Swagger is the result, not the cause.
Mark from Wausau, WI
Have you ever considered flannel-lined khakis? My brother is fond of saying, “There is no bad weather, just bad equipment.”
Your brother’s wrong.
Randy from Lakewood Ranch, FL
Vic, I read your answer to why the Lombardi sweep wouldn’t work today and my very first thought was were defensive coaches stupid? I’m pretty sure they weren’t. He ran that play for nine years, and in that time no one came up with a way to stop it. That makes me think it would work today. Is your answer still the same?

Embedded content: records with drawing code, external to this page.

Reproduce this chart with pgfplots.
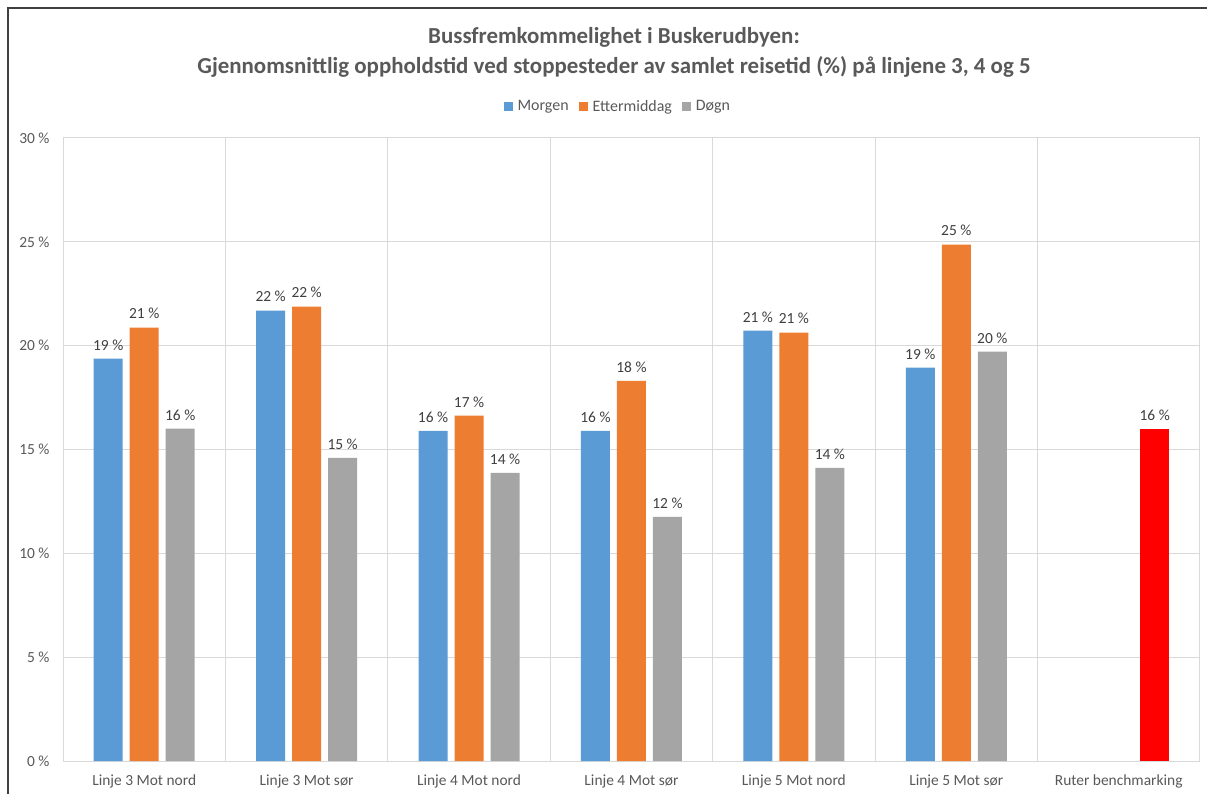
\documentclass[border=0pt]{standalone}
\usepackage{fontspec}
\setmainfont{Carlito}
\usepackage{pgfplots}
\pgfplotsset{compat=1.18}

\definecolor{cMorgen}{HTML}{5B9BD5}
\definecolor{cEttermiddag}{HTML}{ED7D31}
\definecolor{cDogn}{HTML}{A5A5A5}
\definecolor{cRuter}{HTML}{FF0000}
\definecolor{gridgray}{HTML}{D9D9D9}
\definecolor{textgray}{HTML}{595959}
\definecolor{labelgray}{HTML}{404040}
\definecolor{framegray}{HTML}{404040}

\begin{document}
\begin{tikzpicture}
\path[use as bounding box] (0,0) rectangle (1207bp,794bp);
\fill[white] (0,0) rectangle (1207bp,794bp);
\draw[line width=1.5bp, color=framegray] (8bp,0) -- (8bp,786bp) -- (1207bp,786bp);

\node[font=\bfseries\fontsize{23}{27}\selectfont, text=textgray] at (614bp,757bp)
  {Bussfremkommelighet i Buskerudbyen:};
\node[font=\bfseries\fontsize{23}{27}\selectfont, text=textgray] at (614bp,727bp)
  {Gjennomsnittlig oppholdstid ved stoppesteder av samlet reisetid (\%) på linjene 3, 4 og 5};

\begin{axis}[
  scale only axis,
  width=1137bp, height=623bp,
  anchor=south west, at={(63bp,33bp)},
  xmin=-0.5, xmax=6.5, ymin=0, ymax=30,
  ybar, bar width=0.1786,
  /pgf/number format/assume math mode=true,
  xtick={0,...,6},
  xticklabels={Linje 3 Mot nord, Linje 3 Mot sør, Linje 4 Mot nord, Linje 4 Mot sør,
               Linje 5 Mot nord, Linje 5 Mot sør, Ruter benchmarking},
  minor xtick={-0.5,0.5,...,6.5},
  xminorgrids,
  ytick={0,5,...,30},
  yticklabel={\pgfmathprintnumber{\tick}~\%},
  ymajorgrids,
  major grid style={gridgray, line width=1bp},
  minor grid style={gridgray, line width=1bp},
  axis line style={gridgray, line width=1bp},
  major tick length=0pt, minor tick length=0pt,
  tick label style={font=\fontsize{15.5}{18}\selectfont, text=textgray},
  xticklabel style={yshift=-10bp},
  yticklabel style={xshift=-10bp},
  nodes near coords={\pgfmathprintnumber[fixed,precision=0]{\pgfplotspointmeta}~\%},
  nodes near coords style={font=\fontsize{15.5}{18}\selectfont, text=labelgray, yshift=5bp},
  legend columns=3,
  legend style={draw=none, fill=none, at={(0.488,1.051)}, anchor=center,
    font=\fontsize{16}{18}\selectfont, text=textgray,
    /tikz/every even column/.append style={column sep=8bp}},
  legend image code/.code={\fill[#1] (0bp,-4.5bp) rectangle (9bp,4.5bp); \path (12bp,0bp);},
]
\addplot[fill=cMorgen, draw=none, bar shift=-0.2217] coordinates
  {(0,19.37) (1,21.69) (2,15.90) (3,15.90) (4,20.72) (5,18.94)};
\addlegendentry{Morgen}
\addplot[fill=cEttermiddag, draw=none, bar shift=0] coordinates
  {(0,20.87) (1,21.88) (2,16.63) (3,18.31) (4,20.63) (5,24.87)};
\addlegendentry{Ettermiddag}
\addplot[fill=cDogn, draw=none, bar shift=0.2217] coordinates
  {(0,16.00) (1,14.60) (2,13.88) (3,11.76) (4,14.12) (5,19.71)};
\addlegendentry{Døgn}
\addplot[fill=cRuter, draw=none, bar shift=0.2217, forget plot] coordinates
  {(6,16.00)};
\end{axis}
\end{tikzpicture}
\end{document}
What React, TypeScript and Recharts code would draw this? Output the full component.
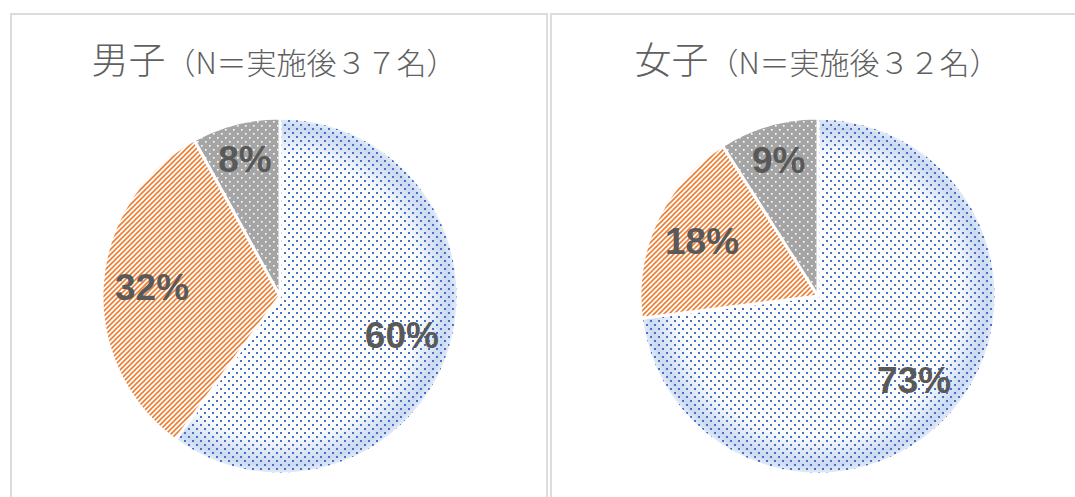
import React from 'react';
import { PieChart, Pie, Cell } from 'recharts';

// slice order: clockwise from 12 o'clock
const categories = ['回答1', '回答2', '回答3'];
const maleValues = [60, 32, 8];
const femaleValues = [73, 18, 9];
const maleTitle = ['男子', '（N＝実施後３７名）'];
const femaleTitle = ['女子', '（N＝実施後３２名）'];

const CX = 280;
const CY = 296;
const R = 178;
const RADIAN = Math.PI / 180;

const renderLabel = (props: any) => {
  const { cx, cy, midAngle, outerRadius, value, percent } = props;
  // small slices get their label pushed further out, like Excel's best fit
  const r = outerRadius * (percent < 0.1 ? 0.79 : 0.72);
  const x = cx + r * Math.cos(-midAngle * RADIAN);
  const y = cy + r * Math.sin(-midAngle * RADIAN);
  return (
    <text
      x={x}
      y={y}
      textAnchor="middle"
      dominantBaseline="central"
      fill="#595959"
      fontFamily="'Liberation Sans', Arial, sans-serif"
      fontWeight="bold"
      fontSize={37}
    >
      {`${value}%`}
    </text>
  );
};

function PanelChart({ id, values, left, width }: { id: string; values: number[]; left: number; width: number }) {
  const data = categories.map((name, i) => ({ name, value: values[i] }));
  return (
    <div style={{ position: 'absolute', left, top: 0 }}>
      <PieChart width={width} height={497} margin={{ top: 0, right: 0, bottom: 0, left: 0 }}>
        <defs>
          <radialGradient id={`${id}-glow`} gradientUnits="userSpaceOnUse" cx={CX} cy={CY} r={R}>
            <stop offset="0%" stopColor="#ffffff" />
            <stop offset="78%" stopColor="#ffffff" />
            <stop offset="95%" stopColor="#ccd9f1" />
            <stop offset="100%" stopColor="#e6edf8" />
          </radialGradient>
          <pattern id={`${id}-dots`} width="8" height="8" patternUnits="userSpaceOnUse">
            <rect x="0" y="0" width="2" height="2" fill="#4472C4" />
            <rect x="4" y="4" width="2" height="2" fill="#4472C4" />
          </pattern>
          <pattern id={`${id}-stripes`} width="5" height="5" patternUnits="userSpaceOnUse">
            <rect x="0" y="0" width="5" height="5" fill="#ffffff" />
            <path d="M-1,1 L1,-1 M0,5 L5,0 M4,6 L6,4" stroke="#ED7D31" strokeWidth="1.6" />
          </pattern>
          <pattern id={`${id}-gray`} width="8" height="8" patternUnits="userSpaceOnUse">
            <rect x="0" y="0" width="8" height="8" fill="#A5A5A5" />
            <rect x="1" y="1" width="1.6" height="1.6" fill="#ffffff" />
            <rect x="5" y="5" width="1.6" height="1.6" fill="#ffffff" />
          </pattern>
        </defs>
        <Pie
          data={data}
          dataKey="value"
          cx={CX}
          cy={CY}
          outerRadius={R}
          startAngle={90}
          endAngle={-270}
          stroke="none"
          isAnimationActive={false}
        >
          <Cell fill={`url(#${id}-glow)`} />
          <Cell fill="#ffffff" />
          <Cell fill="#A5A5A5" />
        </Pie>
        <Pie
          data={data}
          dataKey="value"
          cx={CX}
          cy={CY}
          outerRadius={R}
          startAngle={90}
          endAngle={-270}
          stroke="#ffffff"
          strokeWidth={3}
          label={renderLabel}
          labelLine={false}
          isAnimationActive={false}
        >
          <Cell fill={`url(#${id}-dots)`} />
          <Cell fill={`url(#${id}-stripes)`} />
          <Cell fill={`url(#${id}-gray)`} />
        </Pie>
      </PieChart>
    </div>
  );
}

function Title({ parts, center }: { parts: string[]; center: number }) {
  return (
    <div
      style={{
        position: 'absolute',
        left: center - 250,
        top: 36,
        width: 500,
        textAlign: 'center',
        color: '#606060',
        fontFamily: "'Noto Sans CJK JP', sans-serif",
        fontWeight: 300,
        lineHeight: '44px',
        whiteSpace: 'nowrap',
      }}
    >
      <span style={{ fontSize: 37 }}>{parts[0]}</span>
      <span style={{ fontSize: 30 }}>{parts[1]}</span>
    </div>
  );
}

export default function App() {
  const border = '2px solid #dcdcdc';
  return (
    <div style={{ position: 'absolute', left: 0, top: 0, width: 1075, height: 497, overflow: 'hidden', background: '#ffffff' }}>
      <div style={{ position: 'absolute', left: 10, top: 13, width: 534, height: 500, borderTop: border, borderLeft: border, borderRight: border }} />
      <div style={{ position: 'absolute', left: 550, top: 13, width: 560, height: 500, borderTop: border, borderLeft: border, borderRight: border }} />
      <Title parts={maleTitle} center={274} />
      <Title parts={femaleTitle} center={817} />
      <PanelChart id="male" values={maleValues} left={0} width={538} />
      <PanelChart id="female" values={femaleValues} left={538} width={537} />
    </div>
  );
}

Yes, it is. You need to do more homework on the subject. What you’ll discover will help you enjoy the difference between the game in the Lombardi era and the game that’s played today. Lombardi said football is first and foremost a running game, which it was back then. The best means for stopping the run back then was to hold the point of attack. Engage, defeat and shed blocks. That’s what they did back then to stop the run, which was the No. 1 objective. Today’s game is a passing game. The focus is on rushing the passer. Gap-control fronts are a means for playing the run on the way to the quarterback. Gap-control defense, which is common among 4-3 teams today, would’ve been vulnerable to the big play in the Lombardi era because everything was quicker in the run game. Lines came off the ball lower, harder, faster. Linemen weren’t permitted to use their hands to block, so they did a lot of influence blocking, brush blocking and cut blocking back then. It was not a violation for one man to block a defender high as another blocker cut the defender’s legs. With all of the trap blocking they did back then, getting a three-technique tackle caught up the field would’ve sent the back into the secondary within a bat of an eye. Defensive linemen back then were told that if they weren’t blocked, take one step across the line of scrimmage and turn to the inside because you were about to be trapped. That kind of stuff is laughable these days. It was just a different game. Linemen were first and foremost run blockers, not pass blockers, as evidenced by the fact that the best tackles were right tackles, not left tackles. You don’t have to trust my answer. Study the two eras, then see if your opinion changes. Here’s a question for you to answer: If the Packer sweep would work today, then why don’t we see much of it? Are offensive coaches today stupid? I’m pretty sure they’re not. It makes me think it wouldn’t work today.
Gerald from Karlsruhe, Germany
Vic, interesting point on the Seahawks lesson, but what is the difference between this back-end defense and the answer the Giants found in 2011 by dropping seven regularly?
The end result is the same, but the means for achieving it are diametrically opposed. The Giants rushed four and dropped seven. The Seahawks had four that could cover, which allowed them to rush seven. There is no one way to do it. Whatever it takes.
Tim from Normal, IL
Vic, I remember a player named Joe “Turkey” Jones picking up Terry Bradshaw and dumping him head-first into the ground. I thought Bradshaw was dead or paralyzed. It was frightening. What do you recall about that play?
I remember Bradshaw being brought onto the plane on a stretcher. He was wearing a neck brace and his eyes were closed, and I remember a cornerback named J.T. Thomas saying, “Dang, Brad looks like he’s dead.”